Source material:
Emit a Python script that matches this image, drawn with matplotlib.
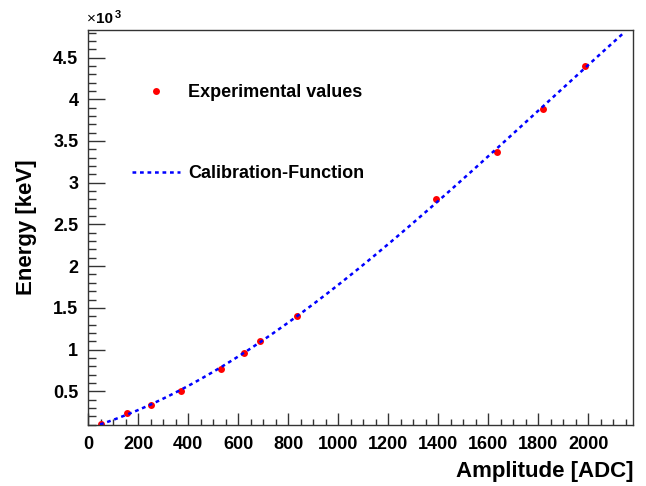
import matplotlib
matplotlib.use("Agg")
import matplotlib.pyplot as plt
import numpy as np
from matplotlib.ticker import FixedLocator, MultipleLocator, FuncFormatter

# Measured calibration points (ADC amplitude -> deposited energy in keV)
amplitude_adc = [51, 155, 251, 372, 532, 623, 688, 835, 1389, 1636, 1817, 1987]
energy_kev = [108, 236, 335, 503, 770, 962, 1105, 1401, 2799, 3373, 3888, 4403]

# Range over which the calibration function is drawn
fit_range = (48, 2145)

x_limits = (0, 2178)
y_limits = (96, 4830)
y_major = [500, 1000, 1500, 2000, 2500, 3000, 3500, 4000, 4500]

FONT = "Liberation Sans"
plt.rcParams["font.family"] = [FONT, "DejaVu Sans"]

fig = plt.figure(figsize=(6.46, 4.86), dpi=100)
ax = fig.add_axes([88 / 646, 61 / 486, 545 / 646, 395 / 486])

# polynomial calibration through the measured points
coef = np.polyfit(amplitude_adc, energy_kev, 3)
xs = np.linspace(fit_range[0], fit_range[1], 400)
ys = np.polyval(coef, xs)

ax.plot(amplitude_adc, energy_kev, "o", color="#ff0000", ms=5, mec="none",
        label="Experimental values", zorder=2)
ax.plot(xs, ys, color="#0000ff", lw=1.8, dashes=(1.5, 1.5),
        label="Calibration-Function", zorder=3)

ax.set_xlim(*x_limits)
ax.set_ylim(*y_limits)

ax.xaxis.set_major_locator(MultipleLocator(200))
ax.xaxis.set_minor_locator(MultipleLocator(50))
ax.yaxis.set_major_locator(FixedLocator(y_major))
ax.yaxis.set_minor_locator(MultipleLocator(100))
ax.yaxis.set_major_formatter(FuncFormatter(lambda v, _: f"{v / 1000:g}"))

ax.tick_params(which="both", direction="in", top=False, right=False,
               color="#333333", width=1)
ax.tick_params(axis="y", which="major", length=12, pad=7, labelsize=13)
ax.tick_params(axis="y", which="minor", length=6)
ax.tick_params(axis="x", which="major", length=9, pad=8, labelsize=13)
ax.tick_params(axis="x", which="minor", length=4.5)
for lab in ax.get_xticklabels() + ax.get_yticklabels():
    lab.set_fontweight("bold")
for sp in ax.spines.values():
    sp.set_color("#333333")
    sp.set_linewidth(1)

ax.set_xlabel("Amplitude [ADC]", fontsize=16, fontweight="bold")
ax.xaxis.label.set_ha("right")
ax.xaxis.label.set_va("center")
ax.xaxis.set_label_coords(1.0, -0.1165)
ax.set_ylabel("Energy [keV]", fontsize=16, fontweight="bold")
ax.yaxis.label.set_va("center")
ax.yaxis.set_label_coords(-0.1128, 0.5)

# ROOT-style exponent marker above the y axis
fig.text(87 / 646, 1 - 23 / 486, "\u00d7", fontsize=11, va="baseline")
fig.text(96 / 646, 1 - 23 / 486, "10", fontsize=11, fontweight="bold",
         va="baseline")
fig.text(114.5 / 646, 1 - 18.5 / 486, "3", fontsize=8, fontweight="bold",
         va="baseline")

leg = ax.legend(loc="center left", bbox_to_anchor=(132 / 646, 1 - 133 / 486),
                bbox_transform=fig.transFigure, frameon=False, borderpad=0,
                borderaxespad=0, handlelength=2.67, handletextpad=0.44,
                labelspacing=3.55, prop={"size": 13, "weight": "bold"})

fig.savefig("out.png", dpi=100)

What you are asked to do:
Quote in full the listing given above; the images are to be left out.

Exercise answer:
Emit a Python script that matches this image, drawn with matplotlib.
import matplotlib
matplotlib.use("Agg")
import matplotlib.pyplot as plt
import numpy as np
from matplotlib.ticker import FixedLocator, MultipleLocator, FuncFormatter

# Measured calibration points (ADC amplitude -> deposited energy in keV)
amplitude_adc = [51, 155, 251, 372, 532, 623, 688, 835, 1389, 1636, 1817, 1987]
energy_kev = [108, 236, 335, 503, 770, 962, 1105, 1401, 2799, 3373, 3888, 4403]

# Range over which the calibration function is drawn
fit_range = (48, 2145)

x_limits = (0, 2178)
y_limits = (96, 4830)
y_major = [500, 1000, 1500, 2000, 2500, 3000, 3500, 4000, 4500]

FONT = "Liberation Sans"
plt.rcParams["font.family"] = [FONT, "DejaVu Sans"]

fig = plt.figure(figsize=(6.46, 4.86), dpi=100)
ax = fig.add_axes([88 / 646, 61 / 486, 545 / 646, 395 / 486])

# polynomial calibration through the measured points
coef = np.polyfit(amplitude_adc, energy_kev, 3)
xs = np.linspace(fit_range[0], fit_range[1], 400)
ys = np.polyval(coef, xs)

ax.plot(amplitude_adc, energy_kev, "o", color="#ff0000", ms=5, mec="none",
        label="Experimental values", zorder=2)
ax.plot(xs, ys, color="#0000ff", lw=1.8, dashes=(1.5, 1.5),
        label="Calibration-Function", zorder=3)

ax.set_xlim(*x_limits)
ax.set_ylim(*y_limits)

ax.xaxis.set_major_locator(MultipleLocator(200))
ax.xaxis.set_minor_locator(MultipleLocator(50))
ax.yaxis.set_major_locator(FixedLocator(y_major))
ax.yaxis.set_minor_locator(MultipleLocator(100))
ax.yaxis.set_major_formatter(FuncFormatter(lambda v, _: f"{v / 1000:g}"))

ax.tick_params(which="both", direction="in", top=False, right=False,
               color="#333333", width=1)
ax.tick_params(axis="y", which="major", length=12, pad=7, labelsize=13)
ax.tick_params(axis="y", which="minor", length=6)
ax.tick_params(axis="x", which="major", length=9, pad=8, labelsize=13)
ax.tick_params(axis="x", which="minor", length=4.5)
for lab in ax.get_xticklabels() + ax.get_yticklabels():
    lab.set_fontweight("bold")
for sp in ax.spines.values():
    sp.set_color("#333333")
    sp.set_linewidth(1)

ax.set_xlabel("Amplitude [ADC]", fontsize=16, fontweight="bold")
ax.xaxis.label.set_ha("right")
ax.xaxis.label.set_va("center")
ax.xaxis.set_label_coords(1.0, -0.1165)
ax.set_ylabel("Energy [keV]", fontsize=16, fontweight="bold")
ax.yaxis.label.set_va("center")
ax.yaxis.set_label_coords(-0.1128, 0.5)

# ROOT-style exponent marker above the y axis
fig.text(87 / 646, 1 - 23 / 486, "\u00d7", fontsize=11, va="baseline")
fig.text(96 / 646, 1 - 23 / 486, "10", fontsize=11, fontweight="bold",
         va="baseline")
fig.text(114.5 / 646, 1 - 18.5 / 486, "3", fontsize=8, fontweight="bold",
         va="baseline")

leg = ax.legend(loc="center left", bbox_to_anchor=(132 / 646, 1 - 133 / 486),
                bbox_transform=fig.transFigure, frameon=False, borderpad=0,
                borderaxespad=0, handlelength=2.67, handletextpad=0.44,
                labelspacing=3.55, prop={"size": 13, "weight": "bold"})

fig.savefig("out.png", dpi=100)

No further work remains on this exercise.